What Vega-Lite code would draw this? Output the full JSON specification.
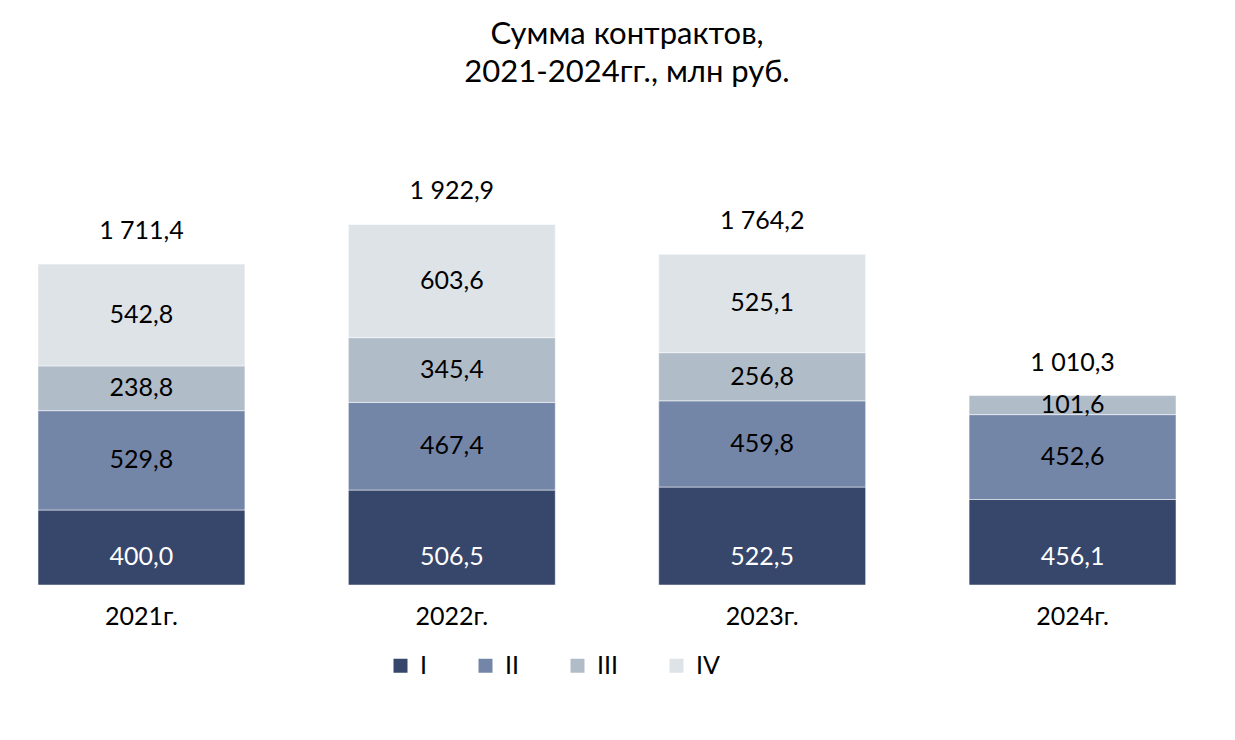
{
  "$schema": "https://vega.github.io/schema/vega-lite/v6.json",
  "autosize": "none",
  "padding": {"left": 0, "top": 135, "right": 21, "bottom": 155},
  "width": 1214,
  "height": 450,
  "background": "white",
  "config": {
    "locale": {"number": {"decimal": ",", "thousands": " ", "grouping": [3], "currency": ["", " ₽"]}},
    "view": {"stroke": null},
    "font": "Lato"
  },
  "title": {
    "text": ["Сумма контрактов,", "2021-2024гг., млн руб."],
    "fontSize": 31,
    "fontWeight": "normal",
    "lineHeight": 38,
    "offset": 46,
    "dx": 20,
    "color": "black"
  },
  "data": {
    "values": [
      {"year": "2021г.", "q": "I", "order": 1, "value": 400.0},
      {"year": "2021г.", "q": "II", "order": 2, "value": 529.8},
      {"year": "2021г.", "q": "III", "order": 3, "value": 238.8},
      {"year": "2021г.", "q": "IV", "order": 4, "value": 542.8},
      {"year": "2022г.", "q": "I", "order": 1, "value": 506.5},
      {"year": "2022г.", "q": "II", "order": 2, "value": 467.4},
      {"year": "2022г.", "q": "III", "order": 3, "value": 345.4},
      {"year": "2022г.", "q": "IV", "order": 4, "value": 603.6},
      {"year": "2023г.", "q": "I", "order": 1, "value": 522.5},
      {"year": "2023г.", "q": "II", "order": 2, "value": 459.8},
      {"year": "2023г.", "q": "III", "order": 3, "value": 256.8},
      {"year": "2023г.", "q": "IV", "order": 4, "value": 525.1},
      {"year": "2024г.", "q": "I", "order": 1, "value": 456.1},
      {"year": "2024г.", "q": "II", "order": 2, "value": 452.6},
      {"year": "2024г.", "q": "III", "order": 3, "value": 101.6}
    ]
  },
  "encoding": {
    "x": {
      "field": "year",
      "type": "nominal",
      "title": null,
      "scale": {"paddingInner": 0.3333, "paddingOuter": 0.1224},
      "axis": {"domain": false, "ticks": false, "labelAngle": 0, "labelFontSize": 25, "labelPadding": 19, "labelColor": "black", "labelFont": "Lato"}
    }
  },
  "layer": [
    {
      "transform": [
        {"stack": "value", "groupby": ["year"], "sort": [{"field": "order"}], "as": ["y0", "y1"]},
        {"calculate": "(datum.y0 + datum.y1) / 2", "as": "ymid"}
      ],
      "layer": [
        {
          "mark": {"type": "bar", "stroke": "white", "strokeWidth": 0.5},
          "encoding": {
            "y": {"field": "y0", "type": "quantitative", "scale": {"domain": [0, 2400]}, "axis": null},
            "y2": {"field": "y1"},
            "color": {
              "field": "q",
              "type": "nominal",
              "sort": ["I", "II", "III", "IV"],
              "scale": {"domain": ["I", "II", "III", "IV"], "range": ["#37466b", "#7486a8", "#b0bcc8", "#dee3e8"]},
              "legend": {
                "title": null,
                "orient": "none",
                "direction": "horizontal",
                "legendX": 388,
                "legendY": 518,
                "padding": 0,
                "symbolType": "square",
                "symbolSize": 196,
                "symbolStrokeWidth": 0,
                "labelFontSize": 25,
                "labelColor": "black",
                "labelOffset": 7,
                "columnPadding": 45
              }
            }
          }
        },
        {
          "transform": [{"filter": "datum.q !== 'I'"}],
          "mark": {"type": "text", "fontSize": 25, "baseline": "middle", "color": "black"},
          "encoding": {
            "y": {"field": "ymid", "type": "quantitative"},
            "text": {"field": "value", "type": "quantitative", "format": ",.1f"}
          }
        },
        {
          "transform": [{"filter": "datum.q === 'I'"}],
          "mark": {"type": "text", "fontSize": 25, "baseline": "middle", "color": "white", "dy": -28},
          "encoding": {
            "y": {"datum": 0, "type": "quantitative"},
            "text": {"field": "value", "type": "quantitative", "format": ",.1f"}
          }
        }
      ]
    },
    {
      "transform": [
        {"aggregate": [{"op": "sum", "field": "value", "as": "total"}], "groupby": ["year"]}
      ],
      "mark": {"type": "text", "fontSize": 25, "baseline": "middle", "dy": -33, "color": "black"},
      "encoding": {
        "y": {"field": "total", "type": "quantitative"},
        "text": {"field": "total", "type": "quantitative", "format": ",.1f"}
      }
    }
  ]
}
◇ ◇ ◇ ◇ ◇ ◇ ◇
Write the lines above out again exactly, without any of their pictures.

• [REPLY TO THE EXERCISE]
What Vega-Lite code would draw this? Output the full JSON specification.
{
  "$schema": "https://vega.github.io/schema/vega-lite/v6.json",
  "autosize": "none",
  "padding": {"left": 0, "top": 135, "right": 21, "bottom": 155},
  "width": 1214,
  "height": 450,
  "background": "white",
  "config": {
    "locale": {"number": {"decimal": ",", "thousands": " ", "grouping": [3], "currency": ["", " ₽"]}},
    "view": {"stroke": null},
    "font": "Lato"
  },
  "title": {
    "text": ["Сумма контрактов,", "2021-2024гг., млн руб."],
    "fontSize": 31,
    "fontWeight": "normal",
    "lineHeight": 38,
    "offset": 46,
    "dx": 20,
    "color": "black"
  },
  "data": {
    "values": [
      {"year": "2021г.", "q": "I", "order": 1, "value": 400.0},
      {"year": "2021г.", "q": "II", "order": 2, "value": 529.8},
      {"year": "2021г.", "q": "III", "order": 3, "value": 238.8},
      {"year": "2021г.", "q": "IV", "order": 4, "value": 542.8},
      {"year": "2022г.", "q": "I", "order": 1, "value": 506.5},
      {"year": "2022г.", "q": "II", "order": 2, "value": 467.4},
      {"year": "2022г.", "q": "III", "order": 3, "value": 345.4},
      {"year": "2022г.", "q": "IV", "order": 4, "value": 603.6},
      {"year": "2023г.", "q": "I", "order": 1, "value": 522.5},
      {"year": "2023г.", "q": "II", "order": 2, "value": 459.8},
      {"year": "2023г.", "q": "III", "order": 3, "value": 256.8},
      {"year": "2023г.", "q": "IV", "order": 4, "value": 525.1},
      {"year": "2024г.", "q": "I", "order": 1, "value": 456.1},
      {"year": "2024г.", "q": "II", "order": 2, "value": 452.6},
      {"year": "2024г.", "q": "III", "order": 3, "value": 101.6}
    ]
  },
  "encoding": {
    "x": {
      "field": "year",
      "type": "nominal",
      "title": null,
      "scale": {"paddingInner": 0.3333, "paddingOuter": 0.1224},
      "axis": {"domain": false, "ticks": false, "labelAngle": 0, "labelFontSize": 25, "labelPadding": 19, "labelColor": "black", "labelFont": "Lato"}
    }
  },
  "layer": [
    {
      "transform": [
        {"stack": "value", "groupby": ["year"], "sort": [{"field": "order"}], "as": ["y0", "y1"]},
        {"calculate": "(datum.y0 + datum.y1) / 2", "as": "ymid"}
      ],
      "layer": [
        {
          "mark": {"type": "bar", "stroke": "white", "strokeWidth": 0.5},
          "encoding": {
            "y": {"field": "y0", "type": "quantitative", "scale": {"domain": [0, 2400]}, "axis": null},
            "y2": {"field": "y1"},
            "color": {
              "field": "q",
              "type": "nominal",
              "sort": ["I", "II", "III", "IV"],
              "scale": {"domain": ["I", "II", "III", "IV"], "range": ["#37466b", "#7486a8", "#b0bcc8", "#dee3e8"]},
              "legend": {
                "title": null,
                "orient": "none",
                "direction": "horizontal",
                "legendX": 388,
                "legendY": 518,
                "padding": 0,
                "symbolType": "square",
                "symbolSize": 196,
                "symbolStrokeWidth": 0,
                "labelFontSize": 25,
                "labelColor": "black",
                "labelOffset": 7,
                "columnPadding": 45
              }
            }
          }
        },
        {
          "transform": [{"filter": "datum.q !== 'I'"}],
          "mark": {"type": "text", "fontSize": 25, "baseline": "middle", "color": "black"},
          "encoding": {
            "y": {"field": "ymid", "type": "quantitative"},
            "text": {"field": "value", "type": "quantitative", "format": ",.1f"}
          }
        },
        {
          "transform": [{"filter": "datum.q === 'I'"}],
          "mark": {"type": "text", "fontSize": 25, "baseline": "middle", "color": "white", "dy": -28},
          "encoding": {
            "y": {"datum": 0, "type": "quantitative"},
            "text": {"field": "value", "type": "quantitative", "format": ",.1f"}
          }
        }
      ]
    },
    {
      "transform": [
        {"aggregate": [{"op": "sum", "field": "value", "as": "total"}], "groupby": ["year"]}
      ],
      "mark": {"type": "text", "fontSize": 25, "baseline": "middle", "dy": -33, "color": "black"},
      "encoding": {
        "y": {"field": "total", "type": "quantitative"},
        "text": {"field": "total", "type": "quantitative", "format": ",.1f"}
      }
    }
  ]
}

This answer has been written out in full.